Patrick Hruby of Vice Sports won first place for Explanatory Writing in the Associated Press Sports Editors 2016 contest’s Over-175,000 circulation category.

Hruby won for a piece entitled Four years a student-athlete: The racial injustice of big-time college sports. He will be presented a first-place plaque at the 2017 APSE banquet in June. The banquet and awards dinner concludes the APSE Summer Conference in New Orleans.

Placing second in the Explanatory category were Joe Drape and Marc Tracy of the New York Times. Bill Pennington of the Times was third.

Sports editors submitted a total of 48 entries in the large-organization Explanatory category this year. The contest is open to APSE members. Click here to join.

Contest chair Jeff Rosen and fellow APSE officers Tommy Deas, John Bednarowski and Robert Gagliardi numbered each entry, assuring they had been stripped of headlines, graphics, bylines and any other element that would identify the writer or news organization.

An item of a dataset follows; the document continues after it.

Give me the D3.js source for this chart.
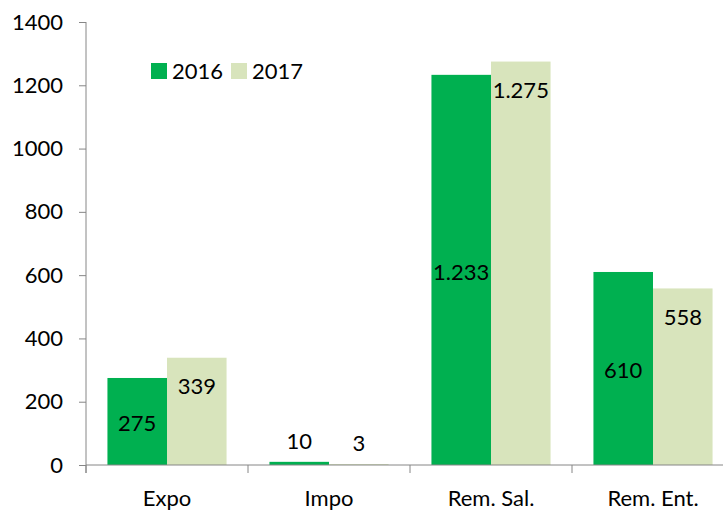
<!DOCTYPE html>
<html>
<head>
<meta charset="utf-8">
<script src="https://cdn.jsdelivr.net/npm/d3@7"></script>
<style>
  body { margin: 0; background: #fff; }
  text { font-family: Lato, "Open Sans", sans-serif; fill: #000; }
</style>
</head>
<body>
<div id="chart"></div>
<script>
// chart data
const categories = ["Expo", "Impo", "Rem. Sal.", "Rem. Ent."];
const years = ["2016", "2017"];
const values2016 = [275, 10, 1233, 610];
const values2017 = [339, 3, 1275, 558];
const yTicks = [0, 200, 400, 600, 800, 1000, 1200, 1400];
const colors = ["#00b050", "#d8e4bc"];

const width = 723, height = 510;
const margin = { top: 22, left: 86, bottom: 45 };
const fontSize = 22;

const series = [values2016, values2017];

const svg = d3.select("#chart").append("svg")
    .attr("width", width)
    .attr("height", height);

const y = d3.scaleLinear()
    .domain([0, 1400])
    .range([height - margin.bottom, margin.top]);

// last band runs past the right edge, as in the reference
const x0 = d3.scaleBand()
    .domain(categories)
    .range([margin.left, margin.left + 162 * categories.length]);

const x1 = d3.scaleBand()
    .domain(years)
    .range([0, x0.bandwidth()])
    .paddingOuter(0.36);

const locale = d3.formatLocale({ decimal: ",", thousands: ".", grouping: [3], currency: ["", ""] });
const fmt = locale.format(",d");

// bars
const groups = svg.selectAll("g.cat")
    .data(categories)
    .enter()
    .append("g")
    .attr("class", "cat")
    .attr("transform", d => "translate(" + x0(d) + ",0)");

groups.selectAll("rect")
    .data((c, i) => years.map((yr, j) => ({ year: yr, j: j, value: series[j][i] })))
    .enter()
    .append("rect")
    .attr("x", d => x1(d.year))
    .attr("y", d => y(d.value))
    .attr("width", x1.bandwidth())
    .attr("height", d => y(0) - y(d.value))
    .style("fill", d => colors[d.j]);

// data labels: 2016 centred, 2017 inside end, tiny bars above
groups.selectAll("text.lbl")
    .data((c, i) => years.map((yr, j) => ({ year: yr, j: j, value: series[j][i] })))
    .enter()
    .append("text")
    .attr("class", "lbl")
    .attr("x", d => x1(d.year) + x1.bandwidth() / 2)
    .attr("y", d => {
        const top = y(d.value), h = y(0) - top;
        if (h < 30) return top - 21;
        return d.j === 0 ? top + h / 2 + 2 : top + 29;
    })
    .attr("dy", "0.35em")
    .attr("text-anchor", "middle")
    .style("font-size", fontSize + "px")
    .text(d => fmt(d.value));

// y axis
const yAxis = svg.append("g")
    .attr("transform", "translate(" + margin.left + ",0)")
    .call(d3.axisLeft(y).tickValues(yTicks).tickFormat(d3.format("d")).tickSize(7).tickSizeOuter(0).tickPadding(16));
yAxis.select(".domain").remove();
yAxis.selectAll("line").attr("stroke", "#868686");
yAxis.selectAll("text").style("font-size", fontSize + "px");
yAxis.append("line")
    .attr("x1", 0).attr("x2", 0)
    .attr("y1", margin.top).attr("y2", y(0) + 8)
    .attr("stroke", "#868686");

// x axis
const xAxis = svg.append("g")
    .attr("transform", "translate(0," + y(0) + ")")
    .call(d3.axisBottom(x0).tickSize(0).tickPadding(25));
xAxis.select(".domain").remove();
xAxis.selectAll("text").style("font-size", fontSize + "px");
xAxis.append("line")
    .attr("x1", margin.left).attr("x2", width)
    .attr("stroke", "#868686");
xAxis.selectAll("line.sep")
    .data(categories)
    .enter()
    .append("line")
    .attr("class", "sep")
    .attr("x1", d => x0(d)).attr("x2", d => x0(d))
    .attr("y1", 0).attr("y2", 8)
    .attr("stroke", "#868686");

// legend
const legend = svg.append("g")
    .attr("transform", "translate(151,63)");
const item = legend.selectAll("g")
    .data(years)
    .enter()
    .append("g")
    .attr("transform", (d, i) => "translate(" + (i * 80) + ",0)");
item.append("rect")
    .attr("width", 16).attr("height", 16)
    .style("fill", (d, i) => colors[i]);
item.append("text")
    .attr("x", 21)
    .attr("y", 16)
    .style("font-size", fontSize + "px")
    .text(d => d);
</script>
</body>
</html>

In February, preliminary judges at the APSE Winter Conference in Lake Buena Vista, Fla., and off-site around the country selected a top 10 in this category, with each judge ranking the entries in order from 1 to 10 separately on a secret ballot. Entries were given 10 points for a first-place vote, nine points for second and so on down to one point for a 10th-place vote. The final 10 were then given to a second judging group, which ranked the entries 1-10 in the same fashion. The winner and final rankings were determined by tallying the two sets of ballots.

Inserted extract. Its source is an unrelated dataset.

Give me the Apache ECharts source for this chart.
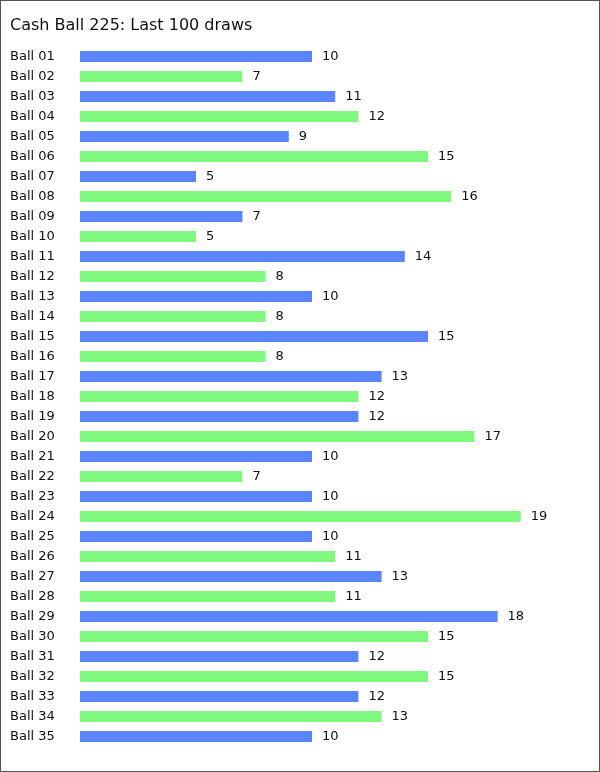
<!DOCTYPE html>
<html>
<head>
<meta charset="utf-8">
<script src="https://cdn.jsdelivr.net/npm/echarts@6/dist/echarts.min.js"></script>
<style>
html,body{margin:0;padding:0;background:#fff;}
#c{width:600px;height:772px;box-sizing:border-box;border:1px solid #555;}
</style>
</head>
<body>
<div id="c"></div>
<script>
const categories = ['Ball 01','Ball 02','Ball 03','Ball 04','Ball 05','Ball 06','Ball 07','Ball 08','Ball 09','Ball 10',
'Ball 11','Ball 12','Ball 13','Ball 14','Ball 15','Ball 16','Ball 17','Ball 18','Ball 19','Ball 20',
'Ball 21','Ball 22','Ball 23','Ball 24','Ball 25','Ball 26','Ball 27','Ball 28','Ball 29','Ball 30',
'Ball 31','Ball 32','Ball 33','Ball 34','Ball 35'];
const counts = [10,7,11,12,9,15,5,16,7,5,14,8,10,8,15,8,13,12,12,17,10,7,10,19,10,11,13,11,18,15,12,15,12,13,10];
const colors = ['#5a85f8','#80f880'];
const chart = echarts.init(document.getElementById('c'));
chart.setOption({
  animation:false,
  title:{text:'Cash Ball 225: Last 100 draws',left:4,top:12,textStyle:{fontFamily:'DejaVu Sans',fontSize:16,fontWeight:'normal',color:'#111'}},
  grid:{left:79,top:45.5,height:700,width:510.4,containLabel:false},
  xAxis:{type:'value',min:0,max:22,show:false},
  yAxis:{type:'category',data:categories,inverse:true,axisLine:{show:false},axisTick:{show:false},
    axisLabel:{align:'left',margin:70,fontFamily:'DejaVu Sans',fontSize:13,color:'#111'}},
  series:[{type:'bar',data:counts,barWidth:11,
    itemStyle:{color:p=>colors[p.dataIndex%2]},
    label:{show:true,position:'right',distance:10,fontFamily:'DejaVu Sans',fontSize:13,color:'#111'}}]
});
</script>
</body>
</html>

The winners in each category will receive a plaque at the 2017 APSE Summer Conference at the Roosevelt Hotel in New Orleans June 26-29. The second- through 10th-place entrants will receive frameable certificates. (Click here to register for the conference.)

Explanatory stories include trends, issues and original ideas. They shed new light on issues and personalities in the news. They are more than the feature and less than the project entry. They go beyond the “yesterday” of the breaking news story.

Here is the top 10, with links to writers’ Twitter pages (where applicable), APSE member websites and winning entries.

1- Patrick Hruby, Vice Sports, 51 points, two first-place votes

Four years a student-athlete: The racial injustice of big-time college sports

2- Joe Drape and Marc Tracy, New York Times, 46 points, two-first-place votes

A Majority Agreed She Was Raped by a Stanford Football Player. That Wasn’t Enough.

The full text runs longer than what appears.